◆ Task directions
Omit all images. Transcribe the rest of the material below exactly.
===== Source data =====
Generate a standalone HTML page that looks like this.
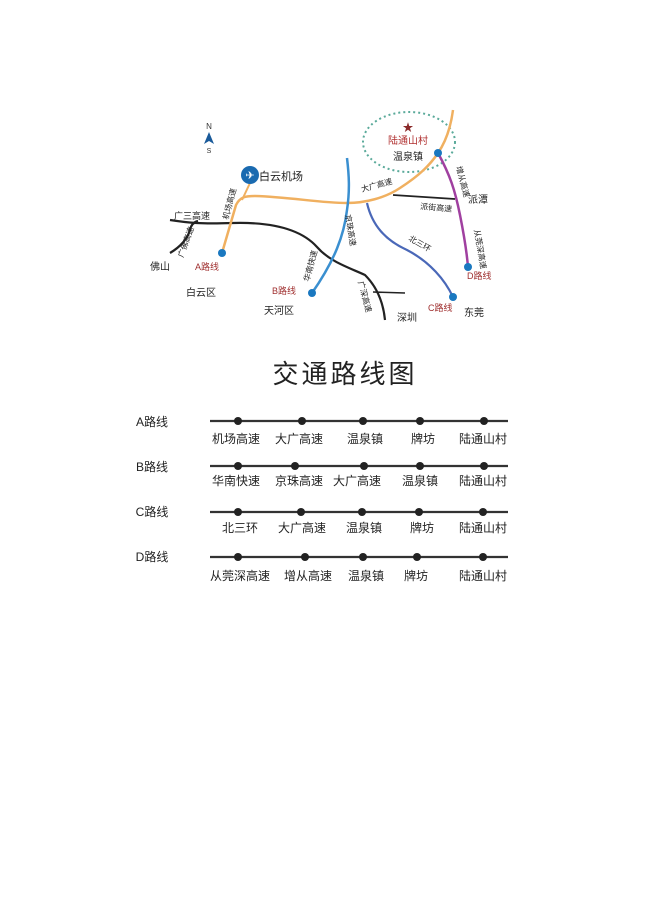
<!DOCTYPE html>
<html><head><meta charset="utf-8"><style>
html,body{margin:0;padding:0;background:#fff;}
svg{display:block;}
text{font-family:"Liberation Sans","Noto Sans CJK SC",sans-serif;}
</style></head><body>
<svg width="650" height="919" viewBox="0 0 650 919" xmlns="http://www.w3.org/2000/svg">
<rect width="650" height="919" fill="#fff"/>
<!-- compass -->
<text x="209" y="129" font-size="8" text-anchor="middle" fill="#333">N</text>
<polygon points="209,132 204,144 209,141 214,144" fill="#1a5a9a"/>
<text x="209" y="153" font-size="7" text-anchor="middle" fill="#333">S</text>
<!-- dotted circle -->
<ellipse cx="409" cy="142" rx="46" ry="30" fill="none" stroke="#5aaa9a" stroke-width="2" stroke-dasharray="2,3"/>
<text x="408" y="131" font-size="11" text-anchor="middle" fill="#8b2a2a">★</text>
<text x="408" y="144" font-size="10" text-anchor="middle" fill="#b03030">陆通山村</text>
<text x="408" y="160" font-size="10" text-anchor="middle" fill="#222">温泉镇</text>
<!-- black roads -->
<path d="M170,220 C190,223 200,224 233,223 C270,222 300,228 317,247 C330,262 350,268 365,275 C375,285 383,300 385,320" fill="none" stroke="#222" stroke-width="2.2"/>
<path d="M373,292 L405,293" fill="none" stroke="#222" stroke-width="1.6"/>
<path d="M170,253 C180,247 187,240 190,230 C191,225 194,222 198,221" fill="none" stroke="#222" stroke-width="2.2"/>
<path d="M393,195 L455,199" fill="none" stroke="#222" stroke-width="1.8"/>
<!-- orange -->
<path d="M222,253 L236,205 C240,197 245,196 255,196 C290,197 320,203 347,203 C365,203 385,198 400,188 C420,175 430,165 438,153 C447,140 451,125 453,110" fill="none" stroke="#f0b060" stroke-width="2.5"/>
<path d="M250,183 L242,200" stroke="#f0b060" stroke-width="2"/>
<!-- blue jingzhu -->
<path d="M347,158 C349,175 350,190 347,210 C344,235 335,260 312,293" fill="none" stroke="#3a8fd0" stroke-width="2.5"/>
<!-- beisanhuan -->
<path d="M367,203 C372,225 385,240 407,250 C430,262 445,280 453,297" fill="none" stroke="#4a68b8" stroke-width="2.2"/>
<!-- purple -->
<path d="M438,153 C450,175 455,190 460,215 C465,240 467,255 468,267" fill="none" stroke="#a040a0" stroke-width="2.5"/>
<!-- dots -->
<circle cx="222" cy="253" r="4" fill="#1a78c0"/>
<circle cx="312" cy="293" r="4" fill="#1a78c0"/>
<circle cx="453" cy="297" r="4" fill="#1a78c0"/>
<circle cx="468" cy="267" r="4" fill="#1a78c0"/>
<circle cx="438" cy="153" r="4" fill="#1a78c0"/>
<!-- airport -->
<circle cx="250" cy="175" r="9" fill="#1a6ab0"/>
<text x="250" y="179" font-size="11" text-anchor="middle" fill="#fff">✈</text>
<text x="259" y="180" font-size="11" fill="#222">白云机场</text>
<!-- labels -->
<g font-size="9" fill="#222">
<text x="174" y="219">广三高速</text>
<text x="150" y="270" font-size="10">佛山</text>
<text x="186" y="296" font-size="10">白云区</text>
<text x="264" y="314" font-size="10">天河区</text>
<text x="397" y="321" font-size="10">深圳</text>
<text x="464" y="316" font-size="10">东莞</text>
<text x="468" y="203" font-size="10">派潭</text>
<text x="420" y="209" font-size="8" transform="rotate(5 420 209)">派街高速</text>
<text x="362" y="192" font-size="8" transform="rotate(-15 362 192)">大广高速</text>
<text x="408" y="240" font-size="8" transform="rotate(30 408 240)">北三环</text>
<text x="228" y="220" font-size="8" transform="rotate(-75 228 220)">机场高速</text>
<text x="183" y="258" font-size="8" transform="rotate(-70 183 258)">广佛高速</text>
<text x="345" y="215" font-size="8" transform="rotate(80 345 215)">京珠高速</text>
<text x="309" y="282" font-size="8" transform="rotate(-75 309 282)">华南快速</text>
<text x="358" y="282" font-size="8" transform="rotate(75 358 282)">广深高速</text>
<text x="456" y="167" font-size="8" transform="rotate(75 456 167)">增从高速</text>
<text x="474" y="230" font-size="8" transform="rotate(80 474 230)">从莞深高速</text>
</g>
<g font-size="9" fill="#a03030">
<text x="195" y="270">A路线</text>
<text x="272" y="294">B路线</text>
<text x="428" y="311">C路线</text>
<text x="467" y="279">D路线</text>
</g>
<!-- title -->
<text x="345" y="383" font-size="26" text-anchor="middle" fill="#222" letter-spacing="3">交通路线图</text>
<!-- route list -->
<g stroke="#333" stroke-width="2.2">
<line x1="210" y1="421" x2="508" y2="421"/>
<line x1="210" y1="466" x2="508" y2="466"/>
<line x1="210" y1="512" x2="508" y2="512"/>
<line x1="210" y1="557" x2="508" y2="557"/>
</g>
<g fill="#222">
<circle cx="238" cy="421" r="4"/><circle cx="302" cy="421" r="4"/><circle cx="363" cy="421" r="4"/><circle cx="420" cy="421" r="4"/><circle cx="484" cy="421" r="4"/>
<circle cx="238" cy="466" r="4"/><circle cx="295" cy="466" r="4"/><circle cx="364" cy="466" r="4"/><circle cx="420" cy="466" r="4"/><circle cx="484" cy="466" r="4"/>
<circle cx="238" cy="512" r="4"/><circle cx="301" cy="512" r="4"/><circle cx="362" cy="512" r="4"/><circle cx="419" cy="512" r="4"/><circle cx="483" cy="512" r="4"/>
<circle cx="238" cy="557" r="4"/><circle cx="305" cy="557" r="4"/><circle cx="363" cy="557" r="4"/><circle cx="417" cy="557" r="4"/><circle cx="483" cy="557" r="4"/>
</g>
<g font-size="12" fill="#222" text-anchor="middle">
<text x="152" y="426">A路线</text><text x="152" y="471">B路线</text><text x="152" y="516">C路线</text><text x="152" y="561">D路线</text>
<text x="236" y="443">机场高速</text><text x="299" y="443">大广高速</text><text x="365" y="443">温泉镇</text><text x="423" y="443">牌坊</text><text x="483" y="443">陆通山村</text>
<text x="236" y="485">华南快速</text><text x="299" y="485">京珠高速</text><text x="357" y="485">大广高速</text><text x="420" y="485">温泉镇</text><text x="483" y="485">陆通山村</text>
<text x="240" y="532">北三环</text><text x="302" y="532">大广高速</text><text x="364" y="532">温泉镇</text><text x="422" y="532">牌坊</text><text x="483" y="532">陆通山村</text>
<text x="240" y="580">从莞深高速</text><text x="308" y="580">增从高速</text><text x="366" y="580">温泉镇</text><text x="416" y="580">牌坊</text><text x="483" y="580">陆通山村</text>
</g>
</svg>
</body></html>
=====
◆ Written reply
Generate a standalone HTML page that looks like this.
<!DOCTYPE html>
<html><head><meta charset="utf-8"><style>
html,body{margin:0;padding:0;background:#fff;}
svg{display:block;}
text{font-family:"Liberation Sans","Noto Sans CJK SC",sans-serif;}
</style></head><body>
<svg width="650" height="919" viewBox="0 0 650 919" xmlns="http://www.w3.org/2000/svg">
<rect width="650" height="919" fill="#fff"/>
<!-- compass -->
<text x="209" y="129" font-size="8" text-anchor="middle" fill="#333">N</text>
<polygon points="209,132 204,144 209,141 214,144" fill="#1a5a9a"/>
<text x="209" y="153" font-size="7" text-anchor="middle" fill="#333">S</text>
<!-- dotted circle -->
<ellipse cx="409" cy="142" rx="46" ry="30" fill="none" stroke="#5aaa9a" stroke-width="2" stroke-dasharray="2,3"/>
<text x="408" y="131" font-size="11" text-anchor="middle" fill="#8b2a2a">★</text>
<text x="408" y="144" font-size="10" text-anchor="middle" fill="#b03030">陆通山村</text>
<text x="408" y="160" font-size="10" text-anchor="middle" fill="#222">温泉镇</text>
<!-- black roads -->
<path d="M170,220 C190,223 200,224 233,223 C270,222 300,228 317,247 C330,262 350,268 365,275 C375,285 383,300 385,320" fill="none" stroke="#222" stroke-width="2.2"/>
<path d="M373,292 L405,293" fill="none" stroke="#222" stroke-width="1.6"/>
<path d="M170,253 C180,247 187,240 190,230 C191,225 194,222 198,221" fill="none" stroke="#222" stroke-width="2.2"/>
<path d="M393,195 L455,199" fill="none" stroke="#222" stroke-width="1.8"/>
<!-- orange -->
<path d="M222,253 L236,205 C240,197 245,196 255,196 C290,197 320,203 347,203 C365,203 385,198 400,188 C420,175 430,165 438,153 C447,140 451,125 453,110" fill="none" stroke="#f0b060" stroke-width="2.5"/>
<path d="M250,183 L242,200" stroke="#f0b060" stroke-width="2"/>
<!-- blue jingzhu -->
<path d="M347,158 C349,175 350,190 347,210 C344,235 335,260 312,293" fill="none" stroke="#3a8fd0" stroke-width="2.5"/>
<!-- beisanhuan -->
<path d="M367,203 C372,225 385,240 407,250 C430,262 445,280 453,297" fill="none" stroke="#4a68b8" stroke-width="2.2"/>
<!-- purple -->
<path d="M438,153 C450,175 455,190 460,215 C465,240 467,255 468,267" fill="none" stroke="#a040a0" stroke-width="2.5"/>
<!-- dots -->
<circle cx="222" cy="253" r="4" fill="#1a78c0"/>
<circle cx="312" cy="293" r="4" fill="#1a78c0"/>
<circle cx="453" cy="297" r="4" fill="#1a78c0"/>
<circle cx="468" cy="267" r="4" fill="#1a78c0"/>
<circle cx="438" cy="153" r="4" fill="#1a78c0"/>
<!-- airport -->
<circle cx="250" cy="175" r="9" fill="#1a6ab0"/>
<text x="250" y="179" font-size="11" text-anchor="middle" fill="#fff">✈</text>
<text x="259" y="180" font-size="11" fill="#222">白云机场</text>
<!-- labels -->
<g font-size="9" fill="#222">
<text x="174" y="219">广三高速</text>
<text x="150" y="270" font-size="10">佛山</text>
<text x="186" y="296" font-size="10">白云区</text>
<text x="264" y="314" font-size="10">天河区</text>
<text x="397" y="321" font-size="10">深圳</text>
<text x="464" y="316" font-size="10">东莞</text>
<text x="468" y="203" font-size="10">派潭</text>
<text x="420" y="209" font-size="8" transform="rotate(5 420 209)">派街高速</text>
<text x="362" y="192" font-size="8" transform="rotate(-15 362 192)">大广高速</text>
<text x="408" y="240" font-size="8" transform="rotate(30 408 240)">北三环</text>
<text x="228" y="220" font-size="8" transform="rotate(-75 228 220)">机场高速</text>
<text x="183" y="258" font-size="8" transform="rotate(-70 183 258)">广佛高速</text>
<text x="345" y="215" font-size="8" transform="rotate(80 345 215)">京珠高速</text>
<text x="309" y="282" font-size="8" transform="rotate(-75 309 282)">华南快速</text>
<text x="358" y="282" font-size="8" transform="rotate(75 358 282)">广深高速</text>
<text x="456" y="167" font-size="8" transform="rotate(75 456 167)">增从高速</text>
<text x="474" y="230" font-size="8" transform="rotate(80 474 230)">从莞深高速</text>
</g>
<g font-size="9" fill="#a03030">
<text x="195" y="270">A路线</text>
<text x="272" y="294">B路线</text>
<text x="428" y="311">C路线</text>
<text x="467" y="279">D路线</text>
</g>
<!-- title -->
<text x="345" y="383" font-size="26" text-anchor="middle" fill="#222" letter-spacing="3">交通路线图</text>
<!-- route list -->
<g stroke="#333" stroke-width="2.2">
<line x1="210" y1="421" x2="508" y2="421"/>
<line x1="210" y1="466" x2="508" y2="466"/>
<line x1="210" y1="512" x2="508" y2="512"/>
<line x1="210" y1="557" x2="508" y2="557"/>
</g>
<g fill="#222">
<circle cx="238" cy="421" r="4"/><circle cx="302" cy="421" r="4"/><circle cx="363" cy="421" r="4"/><circle cx="420" cy="421" r="4"/><circle cx="484" cy="421" r="4"/>
<circle cx="238" cy="466" r="4"/><circle cx="295" cy="466" r="4"/><circle cx="364" cy="466" r="4"/><circle cx="420" cy="466" r="4"/><circle cx="484" cy="466" r="4"/>
<circle cx="238" cy="512" r="4"/><circle cx="301" cy="512" r="4"/><circle cx="362" cy="512" r="4"/><circle cx="419" cy="512" r="4"/><circle cx="483" cy="512" r="4"/>
<circle cx="238" cy="557" r="4"/><circle cx="305" cy="557" r="4"/><circle cx="363" cy="557" r="4"/><circle cx="417" cy="557" r="4"/><circle cx="483" cy="557" r="4"/>
</g>
<g font-size="12" fill="#222" text-anchor="middle">
<text x="152" y="426">A路线</text><text x="152" y="471">B路线</text><text x="152" y="516">C路线</text><text x="152" y="561">D路线</text>
<text x="236" y="443">机场高速</text><text x="299" y="443">大广高速</text><text x="365" y="443">温泉镇</text><text x="423" y="443">牌坊</text><text x="483" y="443">陆通山村</text>
<text x="236" y="485">华南快速</text><text x="299" y="485">京珠高速</text><text x="357" y="485">大广高速</text><text x="420" y="485">温泉镇</text><text x="483" y="485">陆通山村</text>
<text x="240" y="532">北三环</text><text x="302" y="532">大广高速</text><text x="364" y="532">温泉镇</text><text x="422" y="532">牌坊</text><text x="483" y="532">陆通山村</text>
<text x="240" y="580">从莞深高速</text><text x="308" y="580">增从高速</text><text x="366" y="580">温泉镇</text><text x="416" y="580">牌坊</text><text x="483" y="580">陆通山村</text>
</g>
</svg>
</body></html>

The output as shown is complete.